A veces la vida nos hace un guiño delicioso, como si quisiera reconciliarse con nosotros, y nos envía algún ser lleno de luz para mostrarnos que las cosas siempre pueden ser mejores. Eso aconteció hace 85 años, cuando nació un hombre espectacular: Ernesto de la Peña Muñoz.
Como pocos sabios, este gran maestro logró poner de acuerdo a casi todos en que su ausencia le duele a este país, necesitado de seres de bien, sencillos, inteligentes, que puedan generar un sincero orgullo y un respeto profundo. Los homenajes a Don Ernesto –si no multitudinarios pues, lamentablemente, una enorme parte de nuestra sociedad no sabe lo que ha perdido con su partida– muestran que se trataba de un excepcional mexicano de clase y alturas universales.

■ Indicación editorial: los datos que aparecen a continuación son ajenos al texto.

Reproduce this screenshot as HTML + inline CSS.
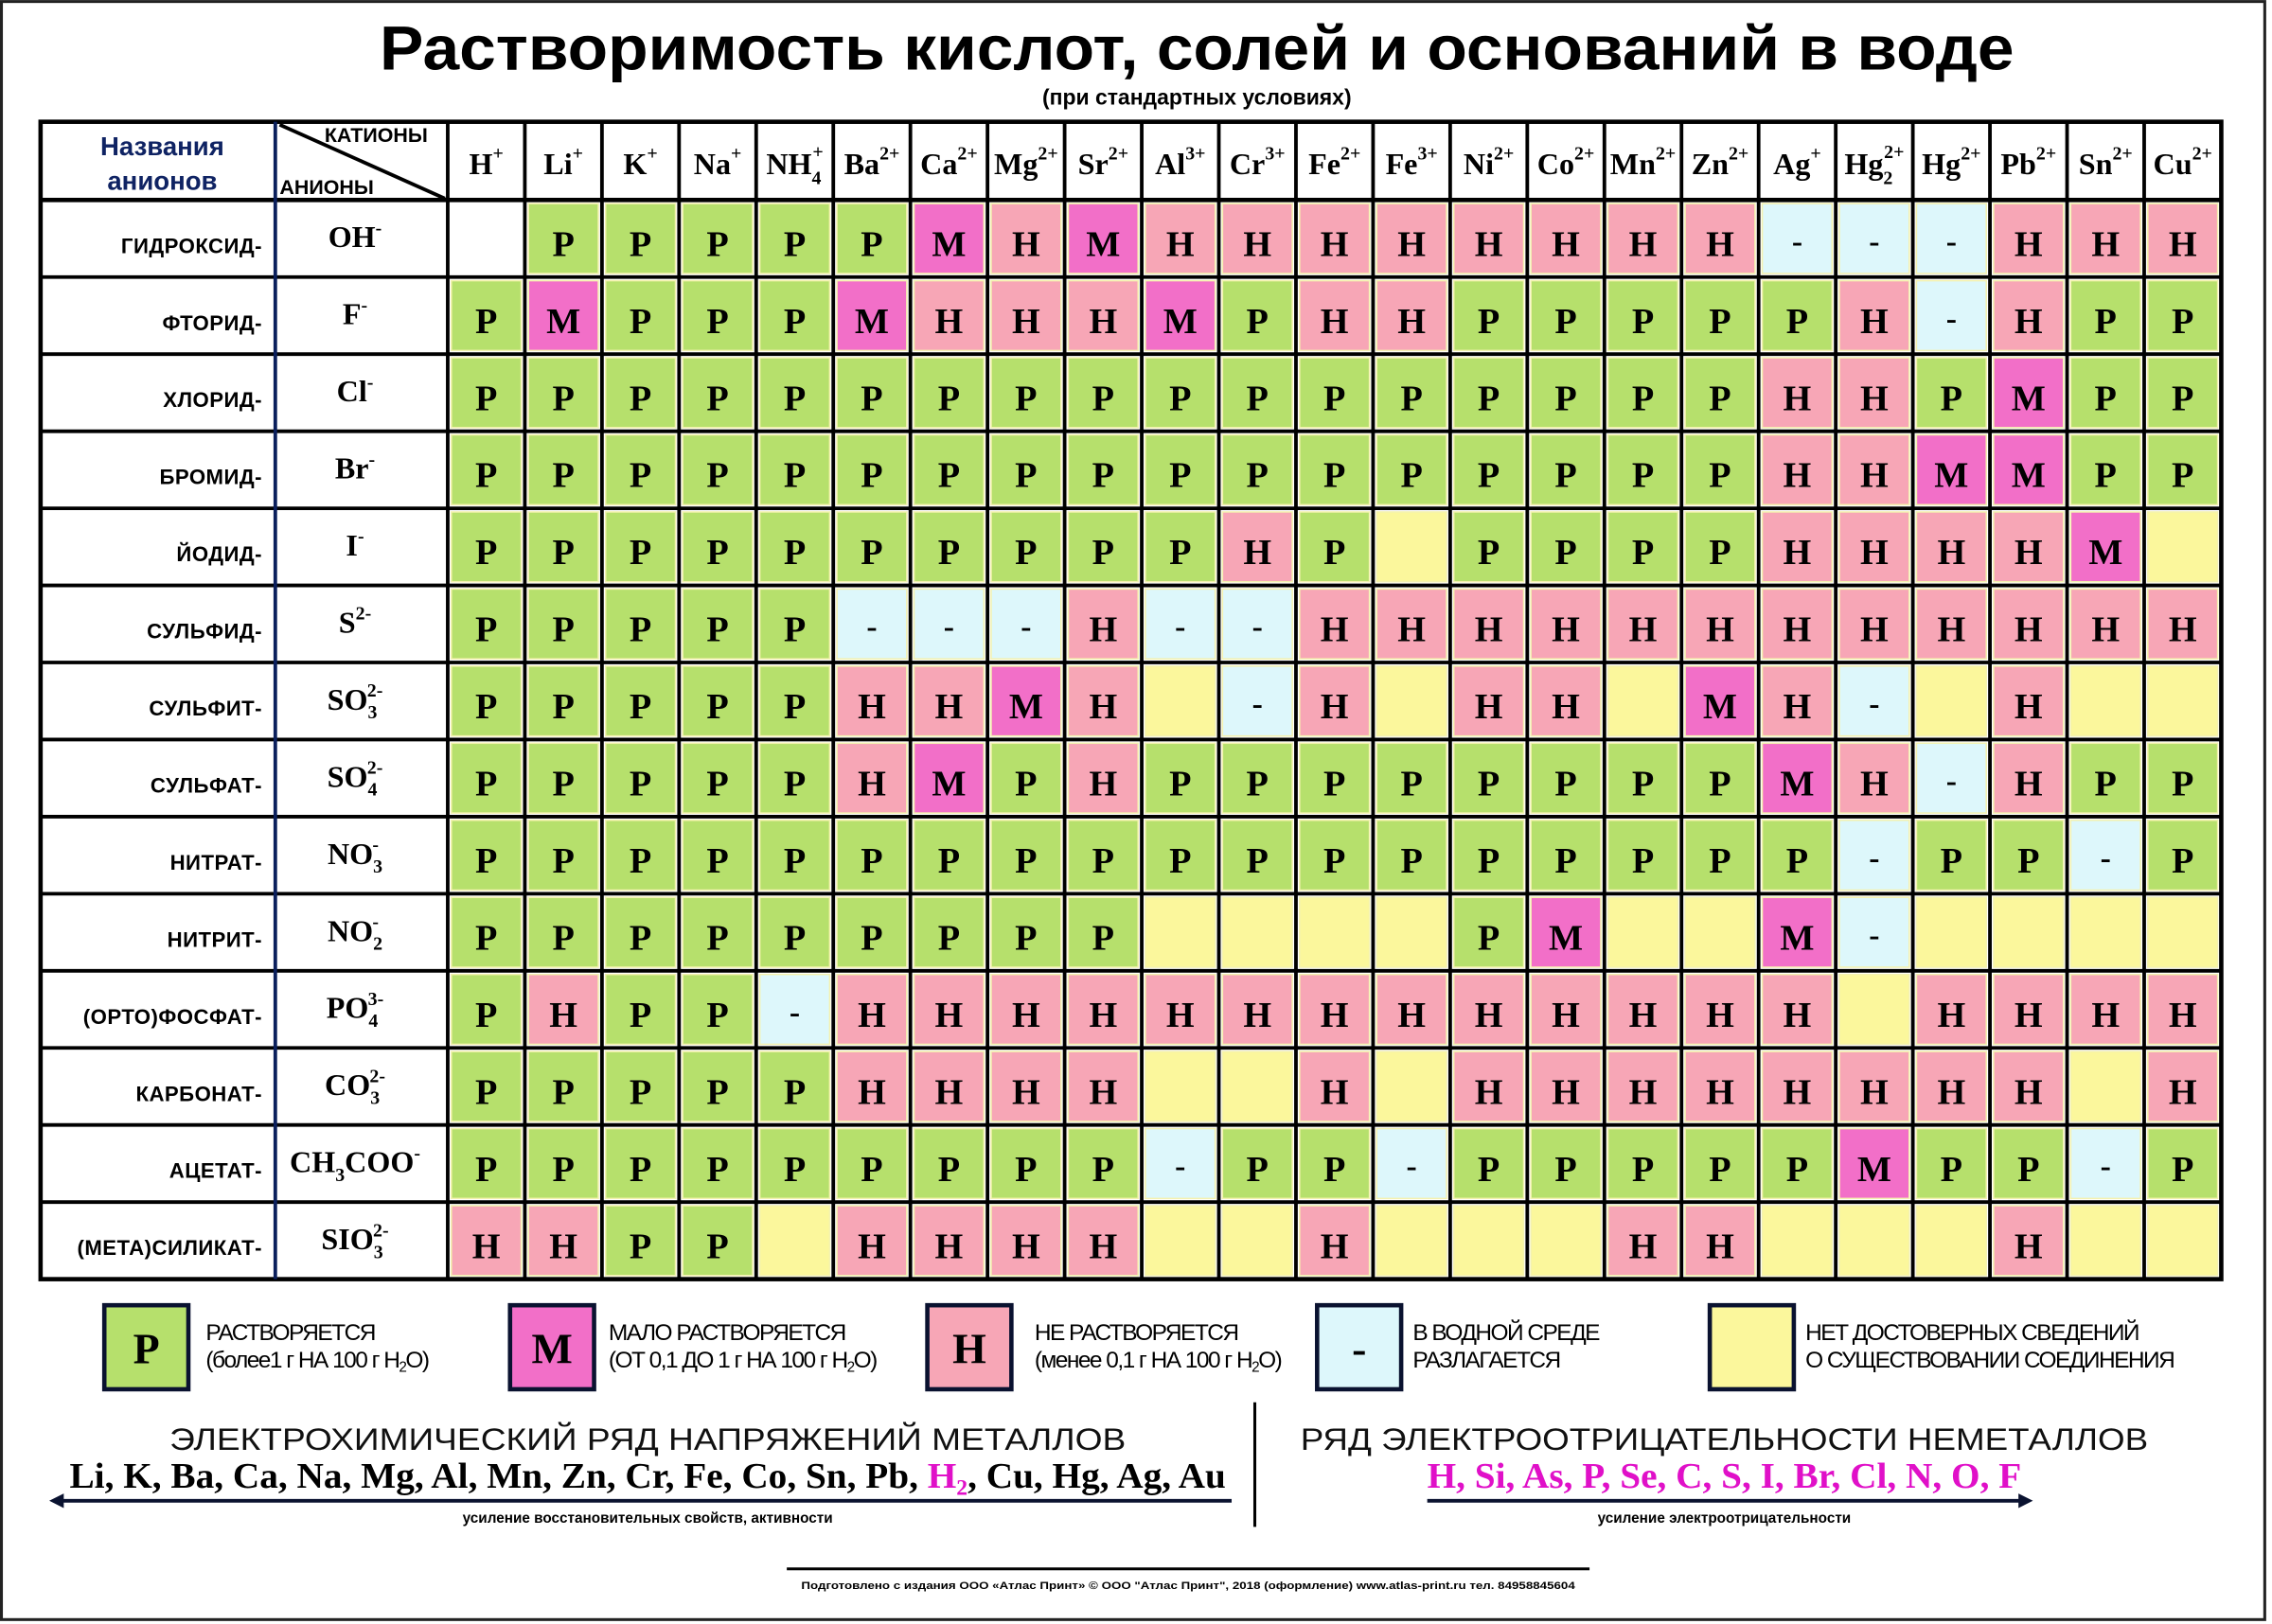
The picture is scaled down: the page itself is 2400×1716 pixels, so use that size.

Ernesto aprendió a leer en griego a los seis años y se siguió hasta llegar a 33 idiomas, muchos de ellos hoy extintos: latín, ruso, sánscrito, griego, chino, arameo… su rostro hablaba de paz, de inteligencia, era la imagen perfecta de la sabiduría. Amante de leer en sus versiones originales a grandes autores como Dostoievski, Virgilio, Racine, Rilke, se convirtió en traductor de los Evangelios directamente del griego y de grandes autores como Valéry, Anaxágoras e Hipócrates. Escritor, poeta, filólogo, comentarista de muy diversos temas, amante de la ópera y del vino, erudito, De la Peña recibió, unos días antes de volverse eterno, el Premio Internacional Menéndez Pelayo. Pese a su enorme carga de sabiduría, fue un hombre sencillo que nunca presumió de sus conocimientos ni se volvió soberbio, pecado tan común entre especialistas mucho menores.
Se puede resaltar mucho sobre De la Peña: su gusto por el arte, por la buena comida, por el trabajo radiofónico, por la divulgación, por leer textos antiguos y contemporáneos. Era un hombre versátil. Fue miembro de número de la Academia Mexicana de la Lengua; miembro correspondiente de la Real Academia Española; miembro de Seminario de Cultura Mexicana; entre los mayores reconocimientos que recibió están el Premio Nacional de Ciencias y Artes, el Premio Internacional Alfonso Reyes y el Premio Xavier Villaurrutia; dirigió el Centro de Estudios de Ciencias y Humanidades de la Fundación Telmex y pese a su estado de salud seguía trabajando, escribiendo ensayo y novela, además de no dejar las traducciones.
Fallecido en septiembre de 2012, Ernesto de la Peña dejó a la cultura en cierta orfandad, esa que puede cubrirse, pero no sustituirse. Esperamos que sus homenajes no disminuyan y que, en un futuro muy próximo, pueda ser trasladado a la Rotonda de las Personas Ilustres, sitio que tiene muy bien merecido.